• **Work to complete**:
Reproduce exactly, and only, the lines of the material below running from the line bearing "Generate a Python" through the line bearing "ax = fig.add_axes([0.173, 0.16, 0.712, 0.7277])". Leave any pictures out.

++++ Task material ++++

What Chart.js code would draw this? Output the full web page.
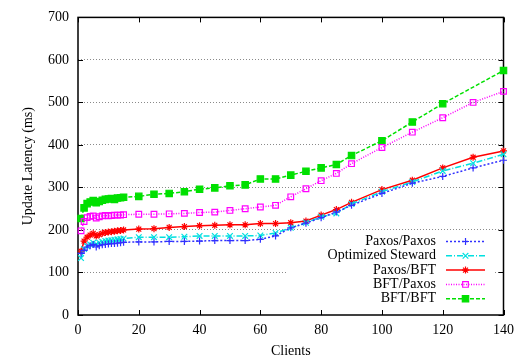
<!DOCTYPE html>
<html>
<head>
<meta charset="utf-8">
<script src="https://cdn.jsdelivr.net/npm/chart.js@4/dist/chart.umd.min.js"></script>
<style>
  body { margin: 0; background: #fff; }
  canvas { display: block; }
</style>
</head>
<body>
<canvas id="chart" width="521" height="364"></canvas>
<script>
// number of clients on the x axis
const clients = [1, 2, 3, 4, 5, 6, 7, 8, 9, 10, 11, 12, 13, 14, 15,
  20, 25, 30, 35, 40, 45, 50, 55, 60, 65, 70, 75, 80, 85, 90,
  100, 110, 120, 130, 140];

// update latency (ms) per configuration
const paxosPaxos = [145, 152, 160, 163, 166, 160, 163, 165, 166, 167, 168, 168, 169, 170, 171,
  172, 172, 173, 173, 174, 175, 175, 175, 178, 186, 205, 216, 229, 242, 258,
  286, 310, 326, 346, 364];
const optimizedSteward = [134, 155, 162, 166, 170, 167, 170, 172, 174, 175, 176, 177, 178, 179, 180,
  183, 183, 183, 184, 186, 186, 186, 186, 187, 193, 205, 217, 231, 239, 261,
  290, 313, 339, 357, 378];
const paxosBft = [150, 174, 183, 188, 192, 186, 189, 192, 194, 195, 196, 197, 198, 199, 200,
  202, 203, 206, 208, 210, 211, 212, 212, 215, 215, 217, 221, 235, 248, 265,
  295, 317, 346, 371, 386];
const bftPaxos = [198, 220, 229, 232, 233, 228, 231, 233, 234, 233, 234, 235, 235, 235, 236,
  237, 237, 238, 239, 241, 242, 246, 250, 254, 258, 278, 297, 316, 333, 356,
  394, 430, 464, 500, 526];
const bftBft = [227, 252, 262, 266, 269, 264, 267, 270, 272, 273, 274, 272, 275, 276, 277,
  279, 284, 286, 290, 296, 299, 304, 306, 320, 320, 329, 338, 346, 354, 375,
  410, 454, 497, null, 575];

const xTicks = [0, 20, 40, 60, 80, 100, 120, 140];
const yTicks = [0, 100, 200, 300, 400, 500, 600, 700];

const FONT = "'Liberation Serif', 'DejaVu Serif', serif";

function series(label, values, color, dash, style, radius, fill) {
  return {
    label: label,
    data: clients.map((c, i) => ({ x: c, y: values[i] })),
    borderColor: color,
    backgroundColor: fill ? color : 'rgba(0,0,0,0)',
    borderWidth: 1.5,
    borderDash: dash,
    pointStyle: style,
    pointRadius: radius,
    pointBorderWidth: 1.2,
    pointBorderColor: color,
    pointBackgroundColor: fill ? color : 'rgba(0,0,0,0)',
    pointHoverRadius: radius,
    tension: 0,
    spanGaps: true,
    clip: false,
  };
}

// gnuplot-like key: right-aligned text followed by a sample line and marker
const keyPlugin = {
  id: 'key',
  beforeDatasetsDraw(chart) {
    const ctx = chart.ctx;
    ctx.save();
    ctx.fillStyle = '#fff';
    ctx.fillRect(286, 233, 208, 74);
    ctx.restore();
  },
  afterDatasetsDraw(chart) {
    const ctx = chart.ctx;
    ctx.save();
    ctx.font = '14px ' + FONT;
    ctx.textAlign = 'right';
    ctx.textBaseline = 'middle';
    chart.data.datasets.forEach((ds, i) => {
      const y = 241.5 + i * 14.3;
      ctx.fillStyle = '#000';
      ctx.fillText(ds.label, 436, y);
      ctx.strokeStyle = ds.borderColor;
      ctx.lineWidth = ds.borderWidth;
      ctx.setLineDash(ds.borderDash);
      ctx.beginPath();
      ctx.moveTo(446, y);
      ctx.lineTo(485, y);
      ctx.stroke();
      ctx.setLineDash([]);
      ctx.fillStyle = ds.pointBackgroundColor;
      ctx.strokeStyle = ds.borderColor;
      ctx.lineWidth = ds.pointBorderWidth;
      Chart.helpers.drawPoint(ctx, {
        pointStyle: ds.pointStyle, radius: ds.pointRadius,
        borderWidth: ds.pointBorderWidth, rotation: 0
      }, 465.5, y);
    });
    ctx.restore();
  }
};

// plot frame with inward ticks on all four sides
const framePlugin = {
  id: 'frame',
  beforeDatasetsDraw(chart) {
    const ctx = chart.ctx;
    const a = chart.chartArea;
    const xs = chart.scales.x, ys = chart.scales.y;
    const len = 5;
    ctx.save();
    ctx.strokeStyle = '#000';
    ctx.lineWidth = 1.5;
    ctx.strokeRect(a.left, a.top, a.right - a.left, a.bottom - a.top);
    ctx.lineWidth = 1;
    ctx.beginPath();
    xTicks.forEach(v => {
      const px = Math.round(xs.getPixelForValue(v)) + 0.5;
      ctx.moveTo(px, a.bottom); ctx.lineTo(px, a.bottom - len);
      ctx.moveTo(px, a.top); ctx.lineTo(px, a.top + len);
    });
    yTicks.forEach(v => {
      const py = Math.round(ys.getPixelForValue(v)) + 0.5;
      ctx.moveTo(a.left, py); ctx.lineTo(a.left + len, py);
      ctx.moveTo(a.right, py); ctx.lineTo(a.right - len, py);
    });
    ctx.stroke();
    ctx.restore();
  }
};

const chart = new Chart(document.getElementById('chart').getContext('2d'), {
  type: 'line',
  data: {
    datasets: [
      series('Paxos/Paxos', paxosPaxos, '#3030ff', [2, 2], 'cross', 3.5, false),
      series('Optimized Steward', optimizedSteward, '#00e0e0', [6, 2, 1, 2], 'crossRot', 4, false),
      series('Paxos/BFT', paxosBft, '#ff0000', [], 'star', 3.5, false),
      series('BFT/Paxos', bftPaxos, '#ff00ff', [1, 1.5], 'rect', 4, false),
      series('BFT/BFT', bftBft, '#00e000', [4, 2], 'rect', 4.5, true),
    ],
  },
  options: {
    responsive: false,
    animation: false,
    events: [],
    layout: { padding: { top: 7, right: 14, left: 0, bottom: 0 } },
    plugins: {
      legend: { display: false },
      tooltip: { enabled: false },
    },
    scales: {
      x: {
        type: 'linear',
        min: 0,
        max: 140,
        afterBuildTicks: s => { s.ticks = xTicks.map(v => ({ value: v })); },
        afterFit: s => { s.height = 49; },
        grid: { display: false, drawTicks: false },
        border: { display: false },
        ticks: { color: '#000', padding: 7, maxRotation: 0, font: { family: FONT, size: 14 } },
        title: {
          display: true, text: 'Clients', color: '#000',
          font: { family: FONT, size: 14 }, padding: { top: 0, bottom: 4 },
        },
      },
      y: {
        type: 'linear',
        min: 0,
        max: 700,
        afterBuildTicks: s => { s.ticks = yTicks.map(v => ({ value: v })); },
        afterFit: s => { s.width = 78; },
        grid: {
          drawTicks: false,
          lineWidth: 1,
          color: c => (c.tick.value === 0 || c.tick.value === 700) ? 'rgba(0,0,0,0)' : '#8a8a8a',
        },
        border: { display: false, dash: [1, 2] },
        ticks: { color: '#000', padding: 9, font: { family: FONT, size: 14 } },
        title: {
          display: true, text: 'Update Latency (ms)', color: '#000',
          font: { family: FONT, size: 14 }, padding: { top: 20, bottom: 0 },
        },
      },
    },
  },
  plugins: [framePlugin, keyPlugin],
});
</script>
</body>
</html>
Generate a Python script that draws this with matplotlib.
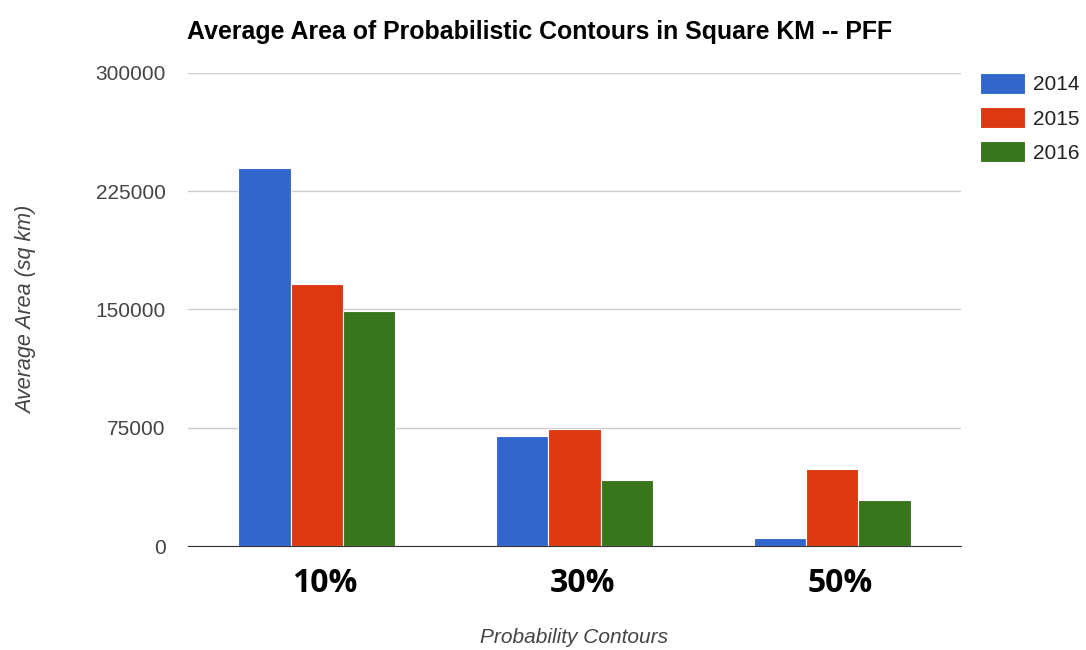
import numpy as np
import matplotlib.pyplot as plt
from matplotlib.transforms import ScaledTranslation

# mean contour areas per year (sq km)
contours = ["10%", "30%", "50%"]
years = ["2014", "2015", "2016"]
area_2014 = [240000, 70000, 5000]
area_2015 = [166000, 74000, 49000]
area_2016 = [149000, 42000, 29000]
colors = ["#3366cc", "#dc3912", "#38761d"]

fig = plt.figure(figsize=(10.86, 6.5), dpi=100)
ax = fig.add_axes([0.173, 0.16, 0.712, 0.7277])

x = np.arange(len(contours))
w = 0.203
for i, (vals, yr) in enumerate(zip([area_2014, area_2015, area_2016], years)):
    ax.bar(x + (i - 1) * w, vals, width=w, color=colors[i], label=yr,
           edgecolor="white", linewidth=0.8, zorder=3)

ax.set_xlim(-0.5, 2.5)
ax.set_ylim(0, 300000)
ax.set_yticks([0, 75000, 150000, 225000, 300000])
ax.set_yticklabels(["0", "75000", "150000", "225000", "300000"])
ax.grid(axis="y", color="#cccccc", linewidth=1, zorder=0)
for s in ["top", "right", "left"]:
    ax.spines[s].set_visible(False)
ax.spines["bottom"].set_color("#333333")
ax.spines["bottom"].set_zorder(4)
ax.tick_params(axis="y", length=0, pad=16, labelsize=15, labelcolor="#444444")
ax.tick_params(axis="x", length=0, pad=15)
ax.set_xticks(x)
ax.set_xticklabels(contours, fontsize=23, fontweight="bold", family="Open Sans")
shift = ScaledTranslation(8 / 100, 0, fig.dpi_scale_trans)
for lab in ax.get_xticklabels():
    lab.set_transform(lab.get_transform() + shift)
for lab in ax.get_yticklabels():
    lab.set_family("Liberation Sans")

ax.set_xlabel("Probability Contours", fontsize=15, style="italic", color="#444444",
              family="Liberation Sans", labelpad=20)
ax.set_ylabel("Average Area (sq km)", fontsize=15.5, style="italic", color="#444444",
              family="Liberation Sans", labelpad=42)
fig.text(0.172, 0.95, "Average Area of Probabilistic Contours in Square KM -- PFF",
         fontsize=17.9, fontweight="bold", family="Liberation Sans", va="center")

leg = ax.legend(loc="upper left", bbox_to_anchor=(1.0, 1.04), frameon=False,
                prop={"family": "Liberation Sans", "size": 15},
                handlelength=2.15, handleheight=1.15, labelspacing=0.62, handletextpad=0.4)
for t in leg.get_texts():
    t.set_color("#222222")

fig.savefig("out.png", dpi=100)
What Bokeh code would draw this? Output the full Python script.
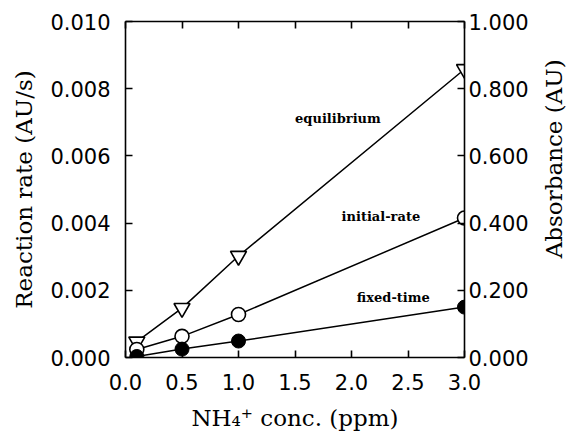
import math
from bokeh.plotting import figure
from bokeh.layouts import row
from bokeh.models import (Range1d, LinearAxis, FixedTicker, PrintfTickFormatter,
                          Label, ColumnDataSource)
from bokeh.embed import file_html
from bokeh.resources import INLINE

# ---- data ----
conc = [0.1, 0.5, 1.0, 3.0]
equilibrium = [0.00047, 0.00147, 0.00302, 0.00858]
initial_rate = [0.00024, 0.00063, 0.00128, 0.00415]
fixed_time = [0.00003, 0.00025, 0.00049, 0.00150]

x_ticks = [0.0, 0.5, 1.0, 1.5, 2.0, 2.5, 3.0]
left_ticks = [0.0, 0.002, 0.004, 0.006, 0.008, 0.010]
right_ticks = [0.0, 0.2, 0.4, 0.6, 0.8, 1.0]

x_title = "NH\u2084\u207a conc. (ppm)"
left_title = "Reaction rate (AU/s)"
right_title = "Absorbance (AU)"
series_labels = ["equilibrium", "initial-rate", "fixed-time"]

TICK_FONT = "DejaVu Sans"
TITLE_FONT = "DejaVu Serif"

p = figure(width=536, height=443, output_backend="svg", toolbar_location=None,
           x_range=Range1d(0, 3.0), y_range=Range1d(0, 0.010),
           min_border_left=125, min_border_right=72,
           min_border_top=21, min_border_bottom=86)
p.extra_y_ranges = {"abs": Range1d(0, 1.0)}
p.outline_line_color = None
p.grid.visible = False
p.background_fill_color = "white"
p.border_fill_color = "white"

def style_axis(ax, ticks, fmt, standoff):
    ax.ticker = FixedTicker(ticks=ticks)
    ax.formatter = PrintfTickFormatter(format=fmt)
    ax.major_tick_in = 7
    ax.major_tick_out = 0
    ax.minor_tick_in = 0
    ax.minor_tick_out = 0
    ax.axis_line_color = "black"
    ax.axis_line_width = 1.6
    ax.major_tick_line_width = 1.6
    ax.major_tick_line_color = "black"
    ax.major_label_text_font = TICK_FONT
    ax.major_label_text_font_size = "21px"
    ax.major_label_text_color = "black"
    ax.major_label_standoff = standoff

def style_title(ax, text, standoff):
    ax.axis_label = text
    ax.axis_label_text_font = TITLE_FONT
    ax.axis_label_text_font_size = "23px"
    ax.axis_label_text_font_style = "normal"
    ax.axis_label_text_color = "black"
    ax.axis_label_standoff = standoff

xa = p.xaxis[0]
style_axis(xa, x_ticks, "%.1f", 16)
style_title(xa, x_title, 12)

ya = p.yaxis[0]
style_axis(ya, left_ticks, "%.3f", 15)
style_title(ya, left_title, 10)

ra = LinearAxis(y_range_name="abs")
style_axis(ra, right_ticks, "%.3f", 4)
p.add_layout(ra, "right")

ta = LinearAxis()
style_axis(ta, x_ticks, "%.1f", 0)
ta.major_label_overrides = {t: "" for t in x_ticks}
p.add_layout(ta, "above")

src = ColumnDataSource(dict(x=conc, eq=equilibrium, ir=initial_rate, ft=fixed_time))

for col in ["eq", "ir", "ft"]:
    p.line("x", col, source=src, line_color="black", line_width=1.5)

p.scatter("x", "eq", source=src, marker="inverted_triangle", size=16,
          fill_color="white", line_color="black", line_width=1.6)
p.scatter("x", "ir", source=src, marker="circle", size=14,
          fill_color="white", line_color="black", line_width=1.6)
p.scatter("x", "ft", source=src, marker="circle", size=14,
          fill_color="black", line_color="black", line_width=1.0)

label_pos = [(1.88, 0.00711), (2.26, 0.0042), (2.37, 0.00179)]
for txt, (lx, ly) in zip(series_labels, label_pos):
    p.add_layout(Label(x=lx, y=ly, text=txt, text_font=TITLE_FONT,
                       text_font_size="13px", text_font_style="bold",
                       text_align="center", text_baseline="middle",
                       text_color="black"))

# narrow strip on the right holding the right-hand axis title (reads bottom to top)
p2 = figure(width=36, height=443, output_backend="svg", toolbar_location=None,
            x_range=Range1d(0, 36), y_range=Range1d(0, 443),
            min_border=0, min_border_left=0, min_border_right=0,
            min_border_top=0, min_border_bottom=0)
p2.axis.visible = False
p2.grid.visible = False
p2.outline_line_color = None
p2.background_fill_color = "white"
p2.border_fill_color = "white"
p2.add_layout(Label(x=17, y=262, text=right_title, angle=math.pi / 2,
                    text_font=TITLE_FONT, text_font_size="23px",
                    text_align="center", text_baseline="middle",
                    text_color="black"))

layout = row(p, p2, spacing=0)
open("out.html", "w").write(file_html(layout, INLINE))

++++

• **Response to the exercise**:
Generate a Python script that draws this with matplotlib.
import numpy as np
import matplotlib.pyplot as plt
from matplotlib.transforms import ScaledTranslation

# mean contour areas per year (sq km)
contours = ["10%", "30%", "50%"]
years = ["2014", "2015", "2016"]
area_2014 = [240000, 70000, 5000]
area_2015 = [166000, 74000, 49000]
area_2016 = [149000, 42000, 29000]
colors = ["#3366cc", "#dc3912", "#38761d"]

fig = plt.figure(figsize=(10.86, 6.5), dpi=100)
ax = fig.add_axes([0.173, 0.16, 0.712, 0.7277])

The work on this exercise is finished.